By Paul McBeth
Suncorp Group, the ASX-listed general and life insurer whose local brands include Vero, AA Insurance and Asteron Life, has lifted annual earnings from its New Zealand businesses as the company benefited from fewer claims in the year.
The insurer's New Zealand business delivered a net profit of AU$175 million (NZ$193.9M) in the 12 months ended June 30, compared to AU$110M a year earlier, the Brisbane-based company said in a statement.
Of that, general business lifted trading profit to $159M from $97M a year earlier, on a 2.9 percent increase in gross written premiums.
Underpinning the improved profitability was a reduction in severe weather claims and a reduced impact from earthquake reserve strengthening, Vero New Zealand chief executive Gary Dransfield told BusinessDesk.
"The top-line growth in kiwi dollars, at 2.9 percent, was reasonably flat compared to recent years, and it's much more a lower claims story," he said.
"I'm hoping for a continuation of the relatively benign weather compared to the preceding three years or so, because that's good for our shareholders and good for our customers."
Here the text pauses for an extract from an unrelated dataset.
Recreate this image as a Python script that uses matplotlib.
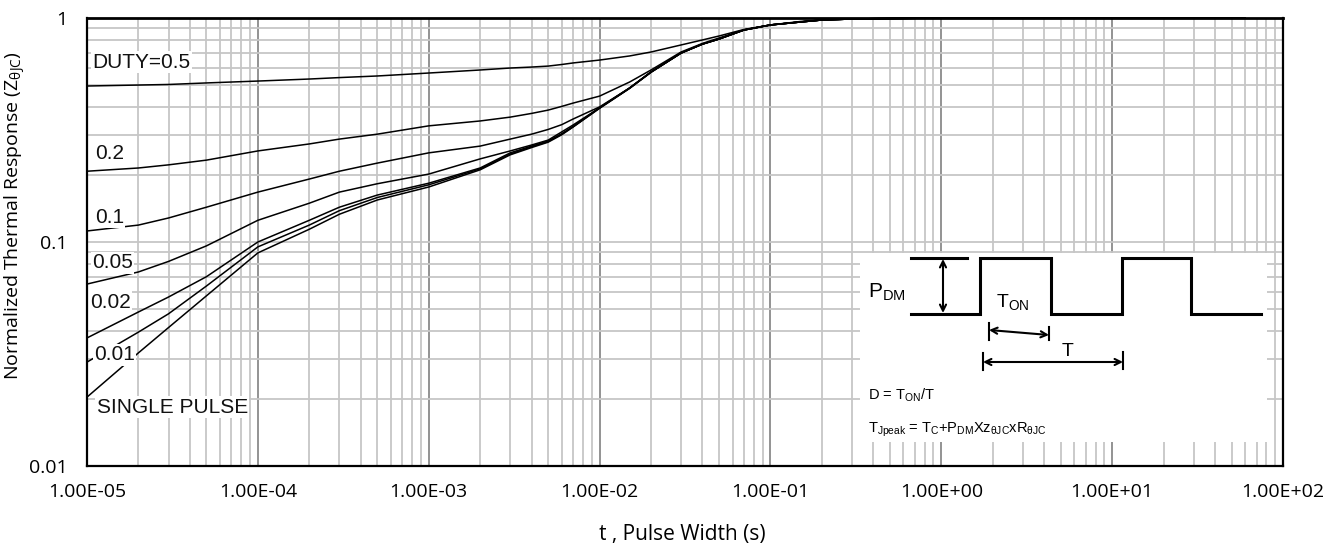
import matplotlib
matplotlib.use("Agg")
import matplotlib.pyplot as plt
from matplotlib.ticker import LogLocator, FixedLocator, FixedFormatter, NullFormatter

plt.rcParams['mathtext.default'] = 'regular'

# pulse width (s) and normalized Zth readings for each duty cycle
t = [1e-5, 2e-5, 3e-5, 5e-5, 1e-4, 2e-4, 3e-4, 5e-4, 1e-3, 2e-3, 3e-3, 4e-3, 5e-3, 6e-3, 7e-3, 1e-2,
     1.5e-2, 2e-2, 3e-2, 4e-2, 5e-2, 7e-2, 1e-1, 1.5e-1, 2e-1, 3e-1, 5e-1, 1, 60]

# above ~1.5e-2 the low-duty curves run together
tail = [0.487, 0.574, 0.698, 0.765, 0.806, 0.884, 0.931, 0.960, 0.980, 0.990, 0.995, 1.0, 1.0]

z_d05 = [0.497, 0.502, 0.505, 0.513, 0.523, 0.534, 0.542, 0.551, 0.568, 0.586, 0.598, 0.604, 0.610, 0.620,
         0.630, 0.649, 0.677, 0.705, 0.758, 0.798, 0.831, 0.889, 0.931, 0.965, 0.980, 0.990, 0.995, 1.0, 1.0]
z_d02 = [0.207, 0.214, 0.221, 0.232, 0.255, 0.274, 0.288, 0.303, 0.330, 0.347, 0.361, 0.375, 0.388, 0.403,
         0.417, 0.448, 0.518, 0.586, 0.705, 0.770, 0.814, 0.884, 0.931, 0.960, 0.980, 0.990, 0.995, 1.0, 1.0]
z_d01 = [0.112, 0.119, 0.128, 0.143, 0.167, 0.191, 0.207, 0.225, 0.250, 0.268, 0.288, 0.303, 0.318, 0.334,
         0.354, 0.401] + tail
z_d005 = [0.0649, 0.0735, 0.0819, 0.0961, 0.125, 0.149, 0.167, 0.182, 0.201, 0.235, 0.255, 0.271, 0.285,
          0.310, 0.333, 0.397] + tail
z_d002 = [0.0373, 0.0487, 0.0568, 0.0700, 0.100, 0.125, 0.143, 0.162, 0.183, 0.214, 0.250, 0.268, 0.282,
          0.304, 0.328, 0.397] + tail
z_d001 = [0.0291, 0.0396, 0.0478, 0.0636, 0.0951, 0.119, 0.138, 0.158, 0.180, 0.212, 0.247, 0.266, 0.281,
          0.303, 0.327, 0.397] + tail
z_single = [0.0203, 0.0320, 0.0415, 0.0575, 0.0894, 0.114, 0.133, 0.154, 0.176, 0.210, 0.245, 0.264, 0.279,
            0.301, 0.326, 0.395, 0.485, 0.572, 0.697, 0.764, 0.805, 0.884, 0.931, 0.960, 0.980, 0.990,
            0.995, 1.0, 1.0]

curves = [z_d05, z_d02, z_d01, z_d005, z_d002, z_d001, z_single]

# curve labels: text, t position, Z position
curve_labels = ["DUTY=0.5", "0.2", "0.1", "0.05", "0.02", "0.01", "SINGLE PULSE"]
label_t = [1.08e-5, 1.11e-5, 1.11e-5, 1.07e-5, 1.04e-5, 1.1e-5, 1.14e-5]
label_z = [0.636, 0.249, 0.129, 0.0807, 0.0539, 0.0314, 0.0183]

x_major = [1e-5, 1e-4, 1e-3, 1e-2, 1e-1, 1e0, 1e1, 1e2]
y_major = [0.01, 0.1, 1]
y_major_labels = ["0.01", "0.1", "1"]

W, H = 1338, 547
fig = plt.figure(figsize=(W / 100, H / 100), dpi=100)
ax = fig.add_axes([87 / W, 1 - 466 / H, (1283 - 87) / W, (466 - 18) / H])
ax.set_xscale('log')
ax.set_yscale('log')
ax.set_xlim(1e-5, 1e2)
ax.set_ylim(0.01, 1)

ax.xaxis.set_major_locator(FixedLocator(x_major))
ax.xaxis.set_major_formatter(FixedFormatter([f"{v:.2E}" for v in x_major]))
ax.xaxis.set_minor_locator(LogLocator(base=10, subs=range(2, 10), numticks=50))
ax.xaxis.set_minor_formatter(NullFormatter())
ax.yaxis.set_major_locator(FixedLocator(y_major))
ax.yaxis.set_major_formatter(FixedFormatter(y_major_labels))
ax.yaxis.set_minor_locator(LogLocator(base=10, subs=range(2, 10), numticks=50))
ax.yaxis.set_minor_formatter(NullFormatter())

ax.grid(which='minor', color='#c6c6c6', lw=1.3)
ax.grid(which='major', axis='y', color='#c6c6c6', lw=1.3)
ax.grid(which='major', axis='x', color='#8a8a8a', lw=1.3)
ax.set_axisbelow(True)

ax.tick_params(which='both', length=0)
ax.tick_params(axis='x', pad=12, labelsize=14)
ax.tick_params(axis='y', pad=14, labelsize=14)
for lab in ax.get_xticklabels() + ax.get_yticklabels():
    lab.set_fontfamily('Open Sans')

for s in ax.spines.values():
    s.set_color('black')
    s.set_linewidth(1.6)
    s.set_zorder(6)
ax.spines['top'].set_linewidth(2.0)

for z in curves:
    ax.plot(t, z, color='black', lw=1.1, zorder=3, solid_joinstyle='round', clip_on=False)

for txt, tx, tz in zip(curve_labels, label_t, label_z):
    ax.text(tx, tz, txt, ha='left', va='center', fontsize=15, family='Liberation Sans',
            color='#111111', zorder=5,
            bbox=dict(facecolor='white', edgecolor='none', pad=1.0))

ax.set_xlabel("t , Pulse Width (s)", family='Open Sans', fontsize=15)
ax.xaxis.set_label_coords(0.4975, -0.13)
ax.set_ylabel("Normalized Thermal Response (Z$_{θJC}$)", family='Open Sans', fontsize=14)
ax.yaxis.set_label_coords(-0.05, 0.56)

# inset with the pulse diagram, drawn in its own pixel-like frame
ins = fig.add_axes([860 / W, 1 - 442 / H, 407 / W, 189 / H])
ins.set_xlim(860, 1267)
ins.set_ylim(442, 253)
ins.set_facecolor('white')
ins.set_xticks([])
ins.set_yticks([])
for s in ins.spines.values():
    s.set_visible(False)

wave_x = [911, 980, 980, 1051, 1051, 1122, 1122, 1191, 1191, 1261]
wave_y = [314, 314, 258, 258, 314, 314, 258, 258, 314, 314]
ins.plot(wave_x, wave_y, color='black', lw=2.2, solid_joinstyle='miter')
ins.plot([911, 967], [258, 258], color='black', lw=2.2)

arrow = dict(arrowstyle='<->', color='black', lw=1.5, shrinkA=0, shrinkB=0, mutation_scale=11)
ins.annotate('', xy=(943, 259), xytext=(943, 313), arrowprops=arrow)
ins.annotate('', xy=(989, 330), xytext=(1049, 335), arrowprops=arrow)
ins.plot([989, 989], [323, 340], color='black', lw=1.5)
ins.plot([1049, 1049], [327, 340], color='black', lw=1.5)
ins.annotate('', xy=(983, 362), xytext=(1123, 362), arrowprops=arrow)
ins.plot([983, 983], [353, 370], color='black', lw=1.5)
ins.plot([1123, 1123], [352, 369], color='black', lw=1.5)

ins.text(868, 292, "P$_{DM}$", ha='left', va='center', fontsize=15, family='Liberation Sans')
ins.text(996, 302, "T$_{ON}$", ha='left', va='center', fontsize=14, family='Liberation Sans')
ins.text(1068, 351, "T", ha='center', va='center', fontsize=14, family='Liberation Sans')
ins.text(868, 395, "D = T$_{ON}$/T", ha='left', va='center', fontsize=10.5, family='Liberation Sans')
ins.text(868, 430, "T$_{Jpeak}$ = T$_{C}$+P$_{DM}$Xz$_{θJC}$xR$_{θJC}$", ha='left', va='center',
         fontsize=10.5, family='Liberation Sans')

fig.savefig("out.png", dpi=100)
The New Zealand general insurance segment's performance was in line with the wider Suncorp group, which reported a 55 percent increase in annual profit to AU$1.13 billion on 2.1 percent gain in revenue to AU$16.72b.
New Zealand gross written premiums rose 9.9 percent in local dollar terms across Suncorp's motor business on record car sales and increased premiums, while home insurance revenues grew 7.9 percent.
Suncorp's commercial insurance premiums fell 2.8 percent as an increasingly competitive environment led to heightened discounting for renewals and new business.
Mr Dransfield said he didn't expect to see more consolidation among underwriters after Insurance Australia Group bought the New Zealand Lumley business.
"Now you're probably seeing competitors seeing an opportunity to start up and try to build positions in niches," he said.
"It's hard to see more consolidation in the underwriters, but in the brokers certainly."
Mr Dransfield said the insurer was about 90 percent through its post-earthquake commercial claims in Christchurch, though residential claims were lagging behind, in the high-70 percent area, where more complex insurance arrangements, such as multi-unit dwellings, have slowed the process.